In a previous post I wrote about how hotel and restaurant brands don’t mean what they used to. To summarize, hotels, restaurants and consumers used to rely on corporate brand identity to predict the quality their visit. In a world of franchisees, franchisors, brand managers, brand bibles, and brand standards, many hospitality companies have long given up the idea of running hotels and restaurants in favor of selling franchises. In my own experience I worked for a hotel chain that had no less than 16 different hotel brands for consumers (and franchisees) to choose from, and that was many years ago before they added a couple.
Hospitality companies have turned into brand-brokers rather than hospitality professionals. Let’s face it, large hospitality companies who pay millions of dollars per month in franchise fees have some clout. Even a hospitality with the most demanding brand standards will bend the rules a bit for their largest clients. What good is a brand if “Brand X Properties” who owns 1/3 of all of “Parent Brand X’s” hotels nationwide can get away with breaking the brand rules and offers a lower level of service? It is for this reason that corporate brand is dead in the world of hotels and restaurants.

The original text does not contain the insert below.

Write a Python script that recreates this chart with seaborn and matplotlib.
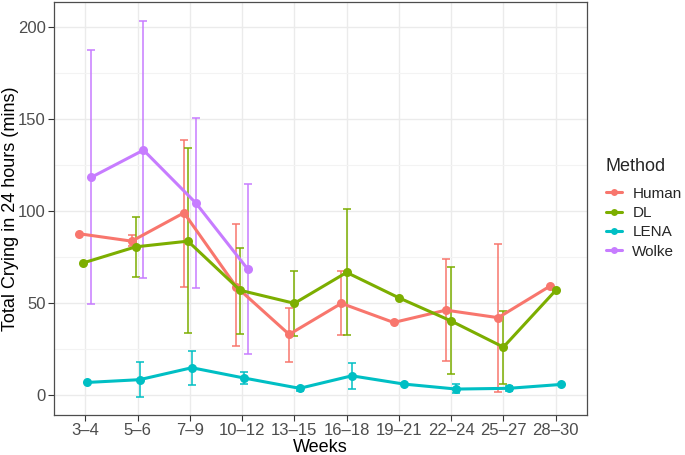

Don’t worry – as the corporate brand dies it is replaced by the individual brand. Before the internet, individual hotels and restaurants had very little chance of building a national reputation on their own. There was simply no way that even the best hotel or restaurant could reach out to the masses. Travel agents helped some hotels, but they sold the properties that they wanted to sell. Today, however, tools like TripAdvisor, Yelp, Kayak, Facebook, Twitter and about a thousand other up-and-comers make it possible for individual properties to show the world how great they are.
So hospitalty managers – do a good enough job that people want to talk about your hotel or restaurant, and watch as your individual brand takes shape!